Catherine Oliver, who spearheaded Sky’s Women in Leadership and Parents@Sky initiatives, has recently left the broadcaster to launch a consultancy that will guide businesses through the challenges of setting up their own diversity and working parents programmes.
Oliver spent 6 years at Sky, initially in a marketing role before moving into planning, strategy and implementation where she was charged with developing the operating models for new business areas, including Sky Store and Sky Mobile.
It was after the birth of her daughter in 2012 – returning to a team she claimed had no other working mothers (though this did eventually change) and little in the way of wider company support – that she decided to push for a working parents scheme.
“I wanted to set up a network and it took me a while because there was a lot of resistance I guess internally, because I was doing it in addition to my day job,” she told The Drum, saying it was eventually founded as 'Parents@Sky' in order to make it as inclusive as possible. “It really gained traction and started to snowball.”
The network was run by Oliver and a team of 12 other volunteers within Sky who set up an online forum and website as well as organised several webinars and workshops each year to offer support and advice to all of the working parents within the wider company.
“When I left we had 1,500 members of staff signed up to it. A budget of five-figures, two executive sponsors and a team of volunteers that would work on it in addition to their side jobs. It was quite unique as most other schemes I’ve looked at would have some HR element to it,” Oliver explained.
During this time, gender diversity in the workplace was an increasing focus for businesses up and down the country. A few years earlier, in 2011, Lord Davies had set a goal for women to hold 25% of boardroom roles by 2015. That goal was later extended to see at least a third of boardroom positions at the UK’s biggest companies to be held by women by the end of the decade.
Sky's own ambition was to make sure 50% of its senior leadership team was composed of women, a vow that led Oliver to also co-found the Women in Leadership initiative along with a small senior team of others who felt equally passionate.
“There was so much overlap between [Parents@Sky and Women in Leadership],” she said of taking on the added responsibility. “So it was a natural progression. It was successful. I can’t give numbers but the culture [at Sky] has changed enormously. It’s all moving in the right direction.”
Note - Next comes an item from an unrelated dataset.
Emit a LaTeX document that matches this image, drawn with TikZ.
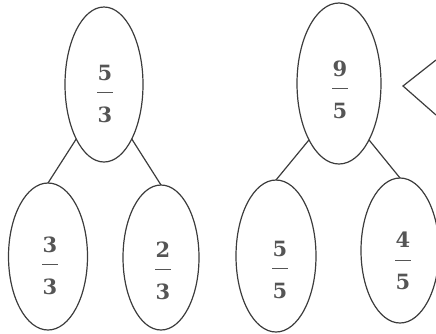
\documentclass[tikz,border=0pt]{standalone}
\usepackage{fontspec}
\newfontfamily\digitfont{DejaVu Serif}
\usepackage{tikz}
\usetikzlibrary{shapes.geometric,positioning}
\definecolor{ovalcolor}{RGB}{60,60,60}
\definecolor{digitcolor}{RGB}{85,85,85}
\newcommand{\frc}[2]{#1\\\rule[8pt]{16pt}{0.7pt}\\#2}

\begin{document}
\begin{tikzpicture}[
    x=1pt, y=-1pt,
    % Estilo para as elipses
    oval/.style={
        ellipse,
        draw=ovalcolor,
        line width=1.2pt,
        inner sep=0pt,
        outer sep=0pt
    },
    % Estilo para as fracoes
    fracnum/.style={
        align=center,
        inner sep=0pt,
        text=digitcolor,
        font=\digitfont\bfseries\fontsize{21}{21}\selectfont
    },
    % Estilo para os ramos
    branch/.style={
        line width=1.2pt,
        draw=ovalcolor
    },
]

\useasboundingbox (0,0) rectangle (436,333);

% ============================================================================
% Primeira arvore: 5/3
% ============================================================================

\node[oval, minimum width=78pt, minimum height=155pt] (topA) at (104,84.5) {};
\node[fracnum] (fracA) at (105,93.5) {\frc{5}{3}};

\node[oval, minimum width=79pt, minimum height=147pt] (leftA) at (48,256.5) {};
\node[fracnum] (fracAl) at (50,265.5) {\frc{3}{3}};

\node[oval, minimum width=76pt, minimum height=145pt] (rightA) at (161,257.5) {};
\node[fracnum] (fracAr) at (163,270.5) {\frc{2}{3}};

\draw[branch] (topA.243) -- (leftA.north);
\draw[branch] (topA.297) -- (rightA.north);

% ============================================================================
% Segunda arvore: 9/5
% ============================================================================

\node[oval, minimum width=84pt, minimum height=161pt] (topB) at (339,83.5) {};
\node[fracnum] (fracB) at (340,89.5) {\frc{9}{5}};

\node[oval, minimum width=80pt, minimum height=152pt] (leftB) at (276,256) {};
\node[fracnum] (fracBl) at (280,269.5) {\frc{5}{5}};

\node[oval, minimum width=78pt, minimum height=145pt] (rightB) at (400,250.5) {};
\node[fracnum] (fracBr) at (403,261) {\frc{4}{5}};

\draw[branch] (topB.242) -- (leftB.north);
\draw[branch] (topB.298) -- (rightB.north);

% ============================================================================
% Sinal de comparacao
% ============================================================================

\draw[branch, line join=miter] (436,60) -- (403,86) -- (436,115);

\end{tikzpicture}
\end{document}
Sky is now considered by many as a leader in both its support for working parents and the work its doing to bring greater diversity into the senior levels of the business. It was named one of the top 50 employers for Women by the Telegraph in 2016 and the same year won the Top Employer award from WorkingMums.co.uk, the number one community site for professional working mothers.
But feeling like she’d given all she could to it, Oliver resigned last September and decided to set up on her own with a view to helping other businesses do the same.
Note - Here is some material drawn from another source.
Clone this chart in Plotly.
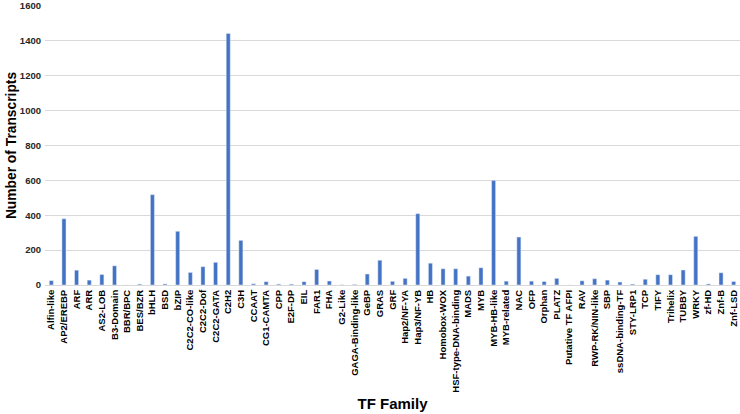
import plotly.graph_objects as go

families = ["Alfin-like", "AP2/EREBP", "ARF", "ARR", "AS2-LOB", "B3-Domain", "BBR/BPC", "BES/BZR",
            "bHLH", "BSD", "bZIP", "C2C2-CO-like", "C2C2-Dof", "C2C2-GATA", "C2H2", "C3H", "CCAAT",
            "CG1-CAMTA", "CPP", "E2F-DP", "EIL", "FAR1", "FHA", "G2-Like", "GAGA-Binding-like",
            "GeBP", "GRAS", "GRF", "Hap2/NF-YA", "Hap3/NF-YB", "HB", "Homobox-WOX",
            "HSF-type-DNA-binding", "MADS", "MYB", "MYB-HB-like", "MYB-related", "NAC", "OFP",
            "Orphan", "PLATZ", "Putative TF AFPI", "RAV", "RWP-RK/NIN-like", "SBP",
            "ssDNA-binding-TF", "STY-LRP1", "TCP", "TIFY", "Trihelix", "TUBBY", "WRKY", "zf-HD",
            "Znf-B", "Znf-LSD"]
transcripts = [25, 380, 85, 28, 60, 110, 0, 5, 518, 6, 308, 72, 105, 130, 1443, 256, 7,
               19, 5, 5, 19, 89, 23, 1, 3, 63, 142, 21, 38, 409, 125, 93, 93, 51, 99, 600,
               22, 275, 22, 20, 38, 0, 24, 36, 28, 17, 5, 33, 59, 59, 86, 279, 6, 70, 20]

fig = go.Figure(go.Bar(x=families, y=transcripts, marker_color="#4472C4", width=0.32))

fig.update_layout(
    width=740, height=414,
    margin=dict(l=45, r=0, t=6, b=129),
    paper_bgcolor="white", plot_bgcolor="white",
    font=dict(family="Liberation Sans, Arial", color="#262626"),
    showlegend=False,
    xaxis=dict(
        tickangle=-90, tickfont=dict(size=9.5, family="Liberation Sans, Arial", color="#000000"),
        showgrid=False, showline=True, linecolor="#d9d9d9", linewidth=1,
        title=dict(text="<b>TF Family</b>", font=dict(size=15, color="#000000"), standoff=6),
        ticks="", range=[-0.5, 54.5], automargin=False,
    ),
    yaxis=dict(
        range=[0, 1600], dtick=200, showgrid=True, gridcolor="#d9d9d9", gridwidth=1,
        tickfont=dict(size=9.5, color="#262626"), ticklabelstandoff=3,
        title=dict(text="<b>Number of Transcripts</b>", font=dict(size=13.8, color="#000000"), standoff=0),
        zeroline=False, ticks="", automargin=False,
    ),
)
fig.update_xaxes(tickprefix="<b>", ticksuffix="</b>")
fig.update_yaxes(tickprefix="<b>", ticksuffix="</b>")

fig.write_html("out.html", config={"displayModeBar": False},
               post_script="document.body.style.margin='0px';")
It’s still very early days; she has no business name, no website, and no clients – only the “gut instinct that I can make a difference with this".
“It feels like when I was at Sky, I knew what I wanted to do [but not how to do it] and I’ve got [the same] gut instinct that I can make a difference with this,” she explained eagerly.
“There is so much scope. Some companies, like Sky and a bunch of others, are doing brilliantly but there are others that aren’t just because they don’t know where to start, which is kind of where we were [at Sky]. So, it feels like there is so much opportunity to help and make a difference on a bigger scale. I’m just trying to work out how to do that and the right way to go.”
It’s Oliver’s hope that she will initially work with larger FTSE companies, believing that helping those still lagging to establish similar Working Parents and Women In Leadership programmes will have a “trickle down” effect on smaller businesses.
She has also taken steps to get involved in government work in both areas, saying that there’s no point just trying to affect change in one company when more could be done at a national level to support women and parents in business.